-- Start of DATASET CONTENT --

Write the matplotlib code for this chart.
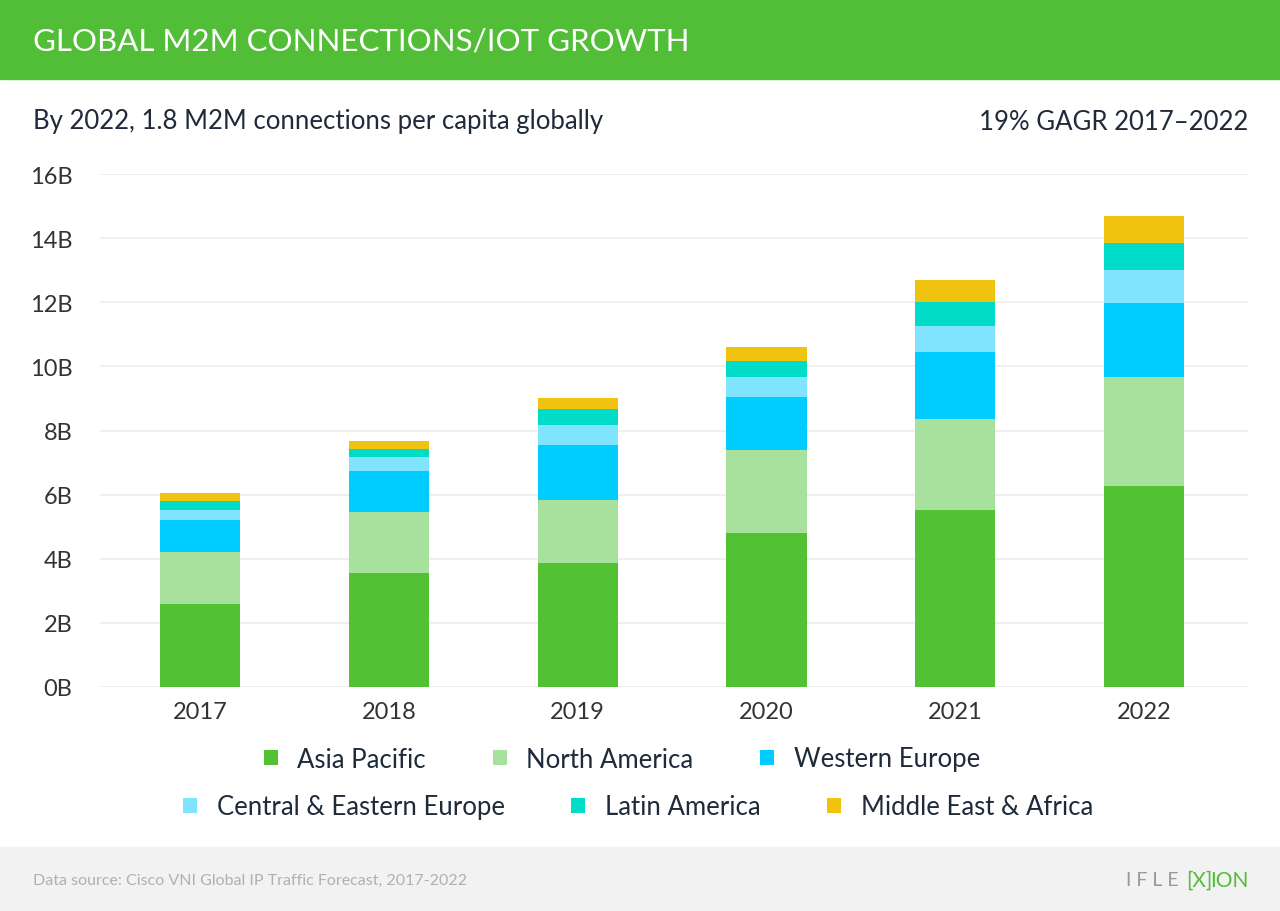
import numpy as np
import matplotlib.pyplot as plt
from matplotlib.patches import Rectangle

years = ['2017', '2018', '2019', '2020', '2021', '2022']
regions = ['Asia Pacific', 'North America', 'Western Europe',
           'Central & Eastern Europe', 'Latin America', 'Middle East & Africa']

# billions of connections
asia_pacific = [2.59, 3.55, 3.86, 4.81, 5.51, 6.27]
north_america = [1.62, 1.90, 1.98, 2.57, 2.84, 3.39]
western_europe = [0.99, 1.30, 1.71, 1.68, 2.11, 2.31]
central_eastern_europe = [0.31, 0.41, 0.61, 0.60, 0.80, 1.04]
latin_america = [0.29, 0.25, 0.50, 0.50, 0.74, 0.84]
middle_east_africa = [0.25, 0.25, 0.34, 0.43, 0.70, 0.85]

y_ticks = [0, 2, 4, 6, 8, 10, 12, 14, 16]
y_labels = ['0B', '2B', '4B', '6B', '8B', '10B', '12B', '14B', '16B']

series = [asia_pacific, north_america, western_europe,
          central_eastern_europe, latin_america, middle_east_africa]
colors = ['#52c234', '#a8e09e', '#00ccff', '#80e4ff', '#00dcc8', '#f0c30f']

plt.rcParams['font.family'] = ['Lato', 'DejaVu Sans']

fig = plt.figure(figsize=(12.8, 9.12), dpi=100)
W, H = 1280, 912

# header band
fig.patches.append(Rectangle((0, 1 - 80 / H), 1, 80 / H, transform=fig.transFigure,
                             color='#52be38', zorder=0))
fig.text(33 / W, 1 - 41 / H, 'GLOBAL M2M CONNECTIONS/IOT GROWTH', color='white',
         fontsize=22.5, va='center', ha='left')

# footer band
fig.patches.append(Rectangle((0, 0), 1, 64 / H, transform=fig.transFigure,
                             color='#f2f2f2', zorder=0))
fig.text(33 / W, 31 / H, 'Data source: Cisco VNI Global IP Traffic Forecast, 2017-2022',
         color='#b0b0b0', fontsize=11.5, va='center', ha='left')
# logo, drawn as text
fig.text(1179 / W, 31 / H, 'I F L E', color='#9a9a9a', fontsize=14, va='center', ha='right')
fig.text(1199 / W, 31 / H, '[X]', color='#52be38', fontsize=15, va='center', ha='center')
fig.text(1249 / W, 31 / H, 'ION', color='#52be38', fontsize=15, va='center', ha='right')

fig.text(33 / W, 1 - 122 / H, 'By 2022, 1.8 M2M connections per capita globally',
         color='#1f2a3a', fontsize=18.5, va='center', ha='left')
fig.text(1248 / W, 1 - 122 / H, '19% GAGR 2017\u20132022',
         color='#1f2a3a', fontsize=18.5, va='center', ha='right')

ax = fig.add_axes([100 / W, 224 / H, 1148 / W, 513 / H])
x = np.arange(len(years))
bottom = np.zeros(len(years))
handles = []
for vals, col, name in zip(series, colors, regions):
    b = ax.bar(x, vals, width=0.424, bottom=bottom, color=col, label=name, zorder=3)
    handles.append(b)
    bottom += np.array(vals)

ax.set_xlim(-0.53, 5.55)
ax.set_ylim(0, 16)
ax.set_yticks(y_ticks)
ax.set_yticklabels(y_labels)
ax.set_xticks(x)
ax.set_xticklabels(years)
ax.tick_params(axis='both', length=0, labelsize=17, labelcolor='#333333')
ax.tick_params(axis='y', pad=20)
ax.tick_params(axis='x', pad=10)
ax.grid(axis='y', color='#eeeeee', linewidth=1.3, zorder=0)
for s in ax.spines.values():
    s.set_visible(False)

leg_kw = dict(ncol=3, frameon=False, fontsize=18.5, handlelength=0.55, handleheight=0.55,
              handletextpad=0.75, columnspacing=2.6, labelcolor='#1f2a3a')
leg1 = fig.legend(handles[:3], regions[:3], loc='center', bbox_to_anchor=(622 / W, 1 - 760 / H), **leg_kw)
leg2 = fig.legend(handles[3:], regions[3:], loc='center', bbox_to_anchor=(638 / W, 1 - 808 / H), **leg_kw)

fig.savefig('out.png', dpi=100)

-- End of DATASET CONTENT --

> _YOUR TASK_
Every line of the material is to be quoted exactly, with no pictures carried over.

> _WRITTEN SOLUTION_
Write the matplotlib code for this chart.
import numpy as np
import matplotlib.pyplot as plt
from matplotlib.patches import Rectangle

years = ['2017', '2018', '2019', '2020', '2021', '2022']
regions = ['Asia Pacific', 'North America', 'Western Europe',
           'Central & Eastern Europe', 'Latin America', 'Middle East & Africa']

# billions of connections
asia_pacific = [2.59, 3.55, 3.86, 4.81, 5.51, 6.27]
north_america = [1.62, 1.90, 1.98, 2.57, 2.84, 3.39]
western_europe = [0.99, 1.30, 1.71, 1.68, 2.11, 2.31]
central_eastern_europe = [0.31, 0.41, 0.61, 0.60, 0.80, 1.04]
latin_america = [0.29, 0.25, 0.50, 0.50, 0.74, 0.84]
middle_east_africa = [0.25, 0.25, 0.34, 0.43, 0.70, 0.85]

y_ticks = [0, 2, 4, 6, 8, 10, 12, 14, 16]
y_labels = ['0B', '2B', '4B', '6B', '8B', '10B', '12B', '14B', '16B']

series = [asia_pacific, north_america, western_europe,
          central_eastern_europe, latin_america, middle_east_africa]
colors = ['#52c234', '#a8e09e', '#00ccff', '#80e4ff', '#00dcc8', '#f0c30f']

plt.rcParams['font.family'] = ['Lato', 'DejaVu Sans']

fig = plt.figure(figsize=(12.8, 9.12), dpi=100)
W, H = 1280, 912

# header band
fig.patches.append(Rectangle((0, 1 - 80 / H), 1, 80 / H, transform=fig.transFigure,
                             color='#52be38', zorder=0))
fig.text(33 / W, 1 - 41 / H, 'GLOBAL M2M CONNECTIONS/IOT GROWTH', color='white',
         fontsize=22.5, va='center', ha='left')

# footer band
fig.patches.append(Rectangle((0, 0), 1, 64 / H, transform=fig.transFigure,
                             color='#f2f2f2', zorder=0))
fig.text(33 / W, 31 / H, 'Data source: Cisco VNI Global IP Traffic Forecast, 2017-2022',
         color='#b0b0b0', fontsize=11.5, va='center', ha='left')
# logo, drawn as text
fig.text(1179 / W, 31 / H, 'I F L E', color='#9a9a9a', fontsize=14, va='center', ha='right')
fig.text(1199 / W, 31 / H, '[X]', color='#52be38', fontsize=15, va='center', ha='center')
fig.text(1249 / W, 31 / H, 'ION', color='#52be38', fontsize=15, va='center', ha='right')

fig.text(33 / W, 1 - 122 / H, 'By 2022, 1.8 M2M connections per capita globally',
         color='#1f2a3a', fontsize=18.5, va='center', ha='left')
fig.text(1248 / W, 1 - 122 / H, '19% GAGR 2017\u20132022',
         color='#1f2a3a', fontsize=18.5, va='center', ha='right')

ax = fig.add_axes([100 / W, 224 / H, 1148 / W, 513 / H])
x = np.arange(len(years))
bottom = np.zeros(len(years))
handles = []
for vals, col, name in zip(series, colors, regions):
    b = ax.bar(x, vals, width=0.424, bottom=bottom, color=col, label=name, zorder=3)
    handles.append(b)
    bottom += np.array(vals)

ax.set_xlim(-0.53, 5.55)
ax.set_ylim(0, 16)
ax.set_yticks(y_ticks)
ax.set_yticklabels(y_labels)
ax.set_xticks(x)
ax.set_xticklabels(years)
ax.tick_params(axis='both', length=0, labelsize=17, labelcolor='#333333')
ax.tick_params(axis='y', pad=20)
ax.tick_params(axis='x', pad=10)
ax.grid(axis='y', color='#eeeeee', linewidth=1.3, zorder=0)
for s in ax.spines.values():
    s.set_visible(False)

leg_kw = dict(ncol=3, frameon=False, fontsize=18.5, handlelength=0.55, handleheight=0.55,
              handletextpad=0.75, columnspacing=2.6, labelcolor='#1f2a3a')
leg1 = fig.legend(handles[:3], regions[:3], loc='center', bbox_to_anchor=(622 / W, 1 - 760 / H), **leg_kw)
leg2 = fig.legend(handles[3:], regions[3:], loc='center', bbox_to_anchor=(638 / W, 1 - 808 / H), **leg_kw)

fig.savefig('out.png', dpi=100)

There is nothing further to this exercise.